Dynatrace nicely sums up why we need observability: “The goal of observability is to understand what’s happening across all these environments and among the technologies, so you can detect and resolve issues to keep your systems efficient and reliable and your customers happy.”
Observability seems to be the solution for all of our microservices perils. A quick Twitter scroll reveals high hopes for observability’s ability to help developers:
Monitoring and observability are debugging for your whole production. Not enough people talk about this – they should be your main priority
— Linux Handbook (@LinuxHandbook) February 18, 2022
Once someone has experienced how much easier it is writing code with real observability, you cannot pull it out of their cold dead hands. It’s like getting glasses for the first time, and realizing you could barely see the world around you.
— Charity Majors (@mipsytipsy) January 17, 2022
7. Observability is the most important operational need of … any piece of software!
Amen!! If there’s one good trend above all that envoy has ushered in, let it be the need for APIs for everything, especially operational sine qua nons like stats, runtime config etc.!
— Cindy Sridharan (@copyconstruct) July 31, 2020
Observability enables us to know when our services don’t meet our availability goals, and ideally highlight the root cause. If we were to share that info publicly, then that would be a form of transparency.
— Kelsey Hightower (@kelseyhightower) February 13, 2022
Beyond Observability: Leveraging Telemetry Data for Actionable Insights
While I do see observability as a game changing concept in software development, it seems like there is more that we can do, and should be doing, with this data.

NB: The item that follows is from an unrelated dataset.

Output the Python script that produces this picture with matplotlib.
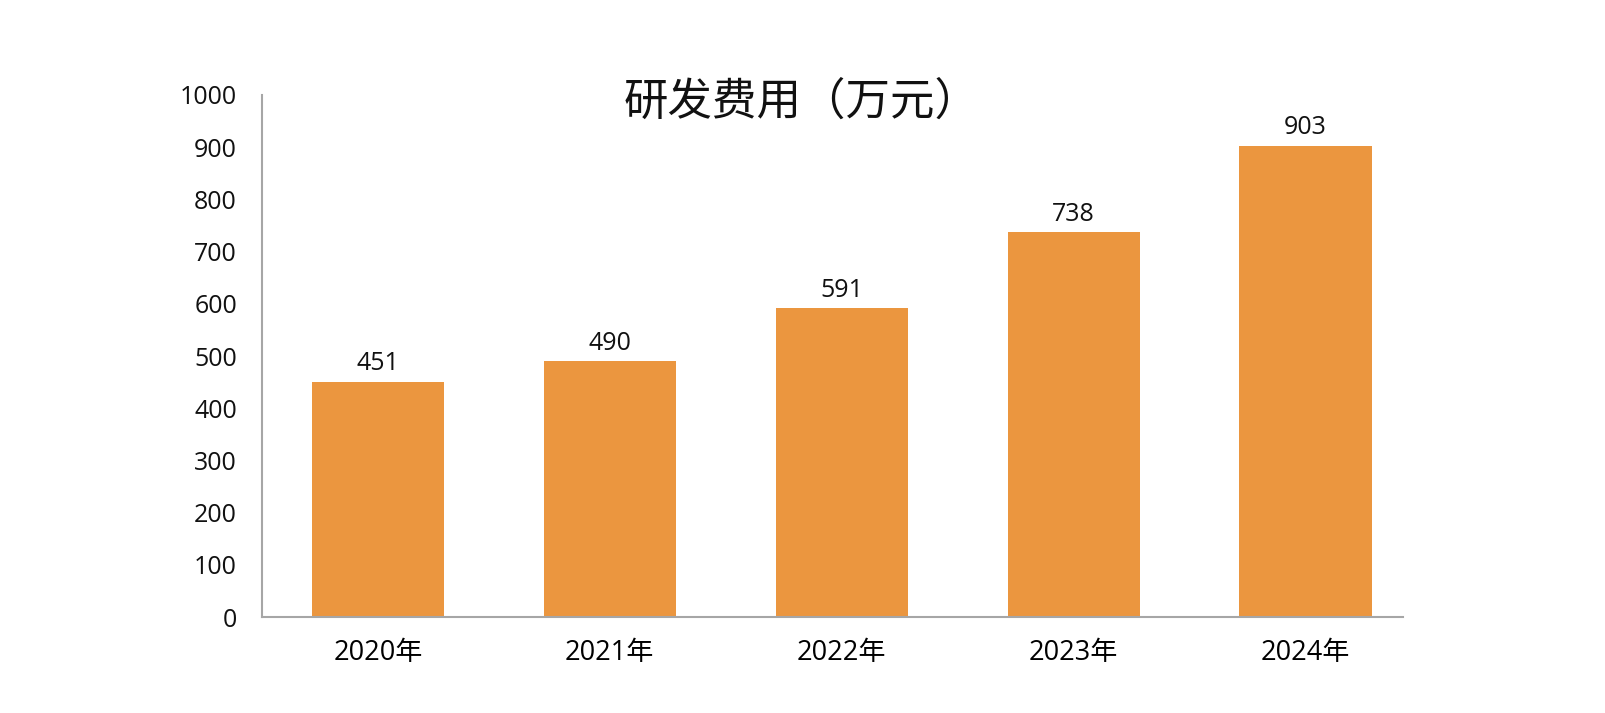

Distributed tracing data enables us to gain much more advanced and actionable insights than just seeing into the system and being able to explain what happened. “Passive” data may provide developers with an understanding of what happened, but it doesn’t explain what to do next.
We asked our own developers what they needed for observability. Some of their answers were:
- “I need observability daily: it helps me gain control over my systems and reduce code errors.”
- “I want to feel safe that if something happens I would know about it and what to do about it.”
- “Just adding observability capabilities doesn’t solve the problem. We need something actionable, we need to know what to do about it.”
By going beyond observability, we can achieve what we set out to do in the first place: deliver faster, better and at higher velocity. Enormous amounts of unbelievable data are being provided to us through logs, metrics, traces and events (whether you gather it manually or through solutions like OpenTelemetry). Yet, we’re only using that data passively, for issue identification and investigation, once an error occurs.
There’s so much more we can do!
Distributed tracing data insights can actively assist us with development, debugging, troubleshooting, testing, reproducing scenarios, comparing between deployments and environments and identifying changes across pull requests.
Solving Development Challenges with Data Insights
Imagine a typical day in the life of a developer of a modern application. Coding is only one aspect of it. Understanding how those coding changes propagate through the system – which may include multiple microservices, serverless functions, job queues like Celery or even big data pipelines like Databricks – is another, fairly large and confusing, aspect.
Because today, understanding the impact of code changes is no longer as effortless as adding breakpoints to a monolith server used to be. When something goes wrong, and it often does, identifying the failure point is non-trivial. Scrolling through the logs just won’t cut it, as these logs may appear in any of the components in the flow, and may not be correlated in one centralized place. Being able to reproduce issues, by triggering internal parts of the flows, is also hard – just finding the correct payloads, let alone re-triggering them (in all the different protocols), takes a lot of time and is often done inefficiently and insecurely.
This is where actionable distributed tracing insights take center stage. The list of actionable insights and operations we can provide the developers, which go way beyond observability, just goes on and on. A partial list of examples:
- Test your flows with complex assertions to validate deep system behaviors – Imagine you could easily test the end-to-end flow of your microservices, including the different calls to third-party APIs or even your cloud native services. Well, you can.
- Share and reuse requests, queries and payloads among developers and teams – Remember how tedious it is to generate a specific request to your microservice? Especially, if you want to trigger it from a point in the “middle” of your flow? Not to mention if it is not an HTTP request. Not anymore.
- Reproduce application states for debugging and troubleshooting – Stop manually chaining the different calls to bring your system to a certain state. You can do it automatically based on recommendations from the tracing data you collect.
- Troubleshoot your events streams (like Kafka) or messaging queue (like RabbitMQ) – Finally, get insights into what is actually happening in your message broker, and in one click.
- Simplify onboarding for new developers to the system – Instead of referring new developers to read out-dated documentation, let them deep dive into how the system really behaves. Today. Right now.
- Automatically convert behavior to documentation – Documentation is out-dated, almost by definition. Automatically create live docs based on traces from your system and stop chasing changes.
Now, not only do we get more insights, but these actions can all occur even before production, enabling us to increase our dev velocity and ensure production-readiness as early as the developer’s environment. Meaning, we are improving our day-to-day routine and not just waiting until a crash or an error happens before we investigate them. Rather, we are making sure features are production ready.
Observability is the first step in this direction. Gaining observability helps pinpoint some of the issues and shed a light on where we need to look. But to leverage the real power of microservices and develop with high velocity, we need to take the next step. Data-driven insights and recommendations will let engineers truly develop and push code with confidence.